Terrorprozess: Sieben Jahre Haft

Weil er sich in führender Funktion in der radikalislamischen tschetschenischen Terrororganisation „Emirat Kaukasus“ betätigt haben soll, ist am Donnerstag ein 38-jähriger Tschetschene zu sieben Jahren Haft verurteilt worden.

Der dem Schwurgericht vorsitzende Richter bezeichnete Magomed I. (38) in der Urteilsbegründung als den „Auslandsvertreter“ der Terrororganisation. Vom Vorwurf, sich Ende August 2012 als Anführer einer 17-köpfigen tschetschenischen Kämpfertruppe an der georgisch-russischen Grenze ein Feuergefecht mit georgischen Truppen geliefert zu haben und für den Tod von drei gegnerischen Soldaten verantwortlich zu sein, wurde der Angeklagte allerdings freigesprochen.

Kein Zeuge erschienen

Die Geschworenen verneinten den inkriminierten dreifachen Mord im Rahmen einer terroristischen Vereinigung einstimmig. Das Urteil ist nicht rechtskräftig. Verteidiger Wolfgang Blaschitz erbat Bedenkzeit, Staatsanwalt Leopold Bien gab vorerst keine Erklärung ab.

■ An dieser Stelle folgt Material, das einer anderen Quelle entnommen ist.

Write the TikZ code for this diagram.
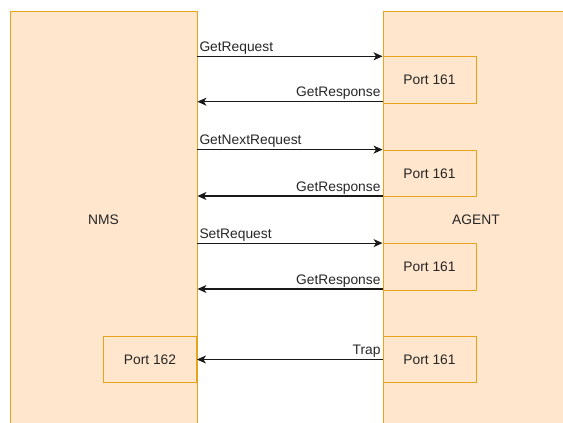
\documentclass[tikz,border=0pt]{standalone}
\usepackage{fontspec}
\setmainfont{Liberation Sans}
\usepackage{tikz}
\usetikzlibrary{arrows.meta, calc}

\definecolor{boxfill}{HTML}{FFE6CC}
\definecolor{boxline}{HTML}{E6A41C}
\definecolor{txt}{HTML}{262626}

\tikzset{
	box/.style={draw=boxline, fill=boxfill, line width=0.9pt, text=txt, inner sep=0pt},
	port/.style={box, minimum width=93pt, minimum height=46.5pt},
	msg/.style={-{Stealth[length=9pt, width=8pt, inset=2.5pt]}, line width=1.1pt, black!90},
	lbl/.style={text=txt, inner sep=1.5pt}
}

\begin{document}
\begin{tikzpicture}[x=1pt, y=1pt, font=\fontsize{13.8}{16}\selectfont]
		\useasboundingbox (0, 0) rectangle (563, -423);
		\clip (0, 0) rectangle (563, -423);

		\node[box, minimum width=187pt, minimum height=418pt] (nms) at (103.5, -220) {NMS};
		\node[box, minimum width=186pt, minimum height=418pt] (agent) at (476, -220) {AGENT};

		\node[port] (p1) at (429.5, -80) {Port 161};
		\node[port] (p2) at (429.5, -173.3) {Port 161};
		\node[port] (p3) at (429.5, -266.8) {Port 161};
		\node[port] (p4) at (429.5, -359.5) {Port 161};
		\node[port] (p162) at (150, -359.5) {Port 162};

		\coordinate (a1) at ($(p1.south west) + (0, 2)$);
		\coordinate (a2) at ($(p2.south west) + (0, 1)$);
		\coordinate (a3) at ($(p3.south west) + (0, 1.5)$);

		\path (nms.east |- p1.north west) edge[msg] node[lbl, pos=0, anchor=south west]{GetRequest} (p1.north west);
		\path (a1) edge[msg] node[lbl, pos=0, anchor=south east]{GetResponse} (nms.east |- a1);
		\path (nms.east |- p2.north west) edge[msg] node[lbl, pos=0, anchor=south west]{GetNextRequest} (p2.north west)
			  (a2) edge[msg] node[lbl, pos=0, anchor=south east]{GetResponse} (nms.east |- a2)
			  (nms.east |- p3.north west) edge[msg] node[lbl, pos=0, anchor=south west]{SetRequest} (p3.north west)
			  (a3) edge[msg] node[lbl, pos=0, anchor=south east]{GetResponse} (nms.east |- a3)
			  (p4.west) edge[msg] node[lbl, pos=0, anchor=south east]{Trap} (p162.east);
	\end{tikzpicture}
\end{document}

Bei der Verhandlung war von sieben am Donnerstag zu diesem Beweisthema von der Anklage geführten georgischen Zeugen kein Einziger erschienen. Die georgischen Behörden seien „ganz offensichtlich nicht bereit, das an sie ergangene Rechtshilfeersuchen zu erledigen“, fasste Richter Andreas Böhm die vergeblichen Bemühungen zusammen, die Zeugen - allenfalls auch per Videokonferenz - befragen zu können.

Zwar hatte Georgien der Wiener Justiz vor Monaten schriftlich „volle Unterstützung“ bei der Führung des Strafverfahrens gegen I. versprochen. Den Worten folgten jedoch keine Taten, obwohl ein in Georgien aufhältiger österreichischer Kontaktbeamter wiederholt darauf gedrängt hatte.

Asyl in Österreich seit 2009

Laut Anklage soll I. eine 17-köpfige tschetschenische Kampftruppe angeführt haben, die über das georgische Lopota-Tal in der russischen Teilrepublik Dagestan einfallen und dort Anschläge verüben wollte. Die georgischen Sicherheitsbehörden bekamen davon Wind und lieferten sich mit den Tschetschenen eine Schießerei, bei der drei georgische Militärs und sieben mutmaßliche Terroristen ums Leben kamen.

Die Staatsanwaltschaft Wien legte im Zusammenhang damit I., der 2005 von Tschetschenien nach Österreich gekommen war und der seit November 2009 als Konventionsflüchtling Asylstatus genießt, mehrfachen Mord im Rahmen einer terroristischen Vereinigung nach den Paragrafen 278 b Absatz 2 (terroristische Vereinigung) und 278 c (terroristische Straftaten) StGB zur Last.

Außerdem soll sich I. von Österreich aus in einer höherrangigen Funktion für das „Emirat Kaukasus“ betätigt haben, das einen unabhängigen islamistischen Gottesstaat im Nordkaukasus errichten möchte.

Falsche Angaben

Vor diesem Hintergrund hätte er nach seiner Flucht nach Österreich im Asylverfahren falsche Angaben gemacht. Er sei im Sommer 2012 allein und ohne irgendeinen Auftrag nach Georgien geflogen, weil seine Schwester entführt worden sei und er ihre Freilassung bewirken wollte, so die Angaben des Angeklagten. Dort hätte er dann von einer geplanten Aktion von jungen Tschetschenen erfahren. Er habe sich der Gruppe angeschlossen - jedoch nicht aus Überzeugung und schon gar nicht als Kommandant, sondern als „Maulwurf“.

Vor Erreichen des russischen Territoriums will I. eine SMS an Islam Kadyrow, den Bruder des tschetschenischen Präsidenten, geschickt und vor dem geplanten Terrorakt gewarnt haben. Daraufhin seien georgische Spezialkräfte informiert worden, die den Grenzübertritt der tschetschenischen Kämpfer verhindert hätten. Er selbst habe am Feuergefecht mit den georgischen Soldaten gar nicht teilgenommen, sondern sich vor der Schießerei abgesetzt, so die Darstellung des 38-Jährigen, der sich seit April 2016 in Wien in U-Haft befindet.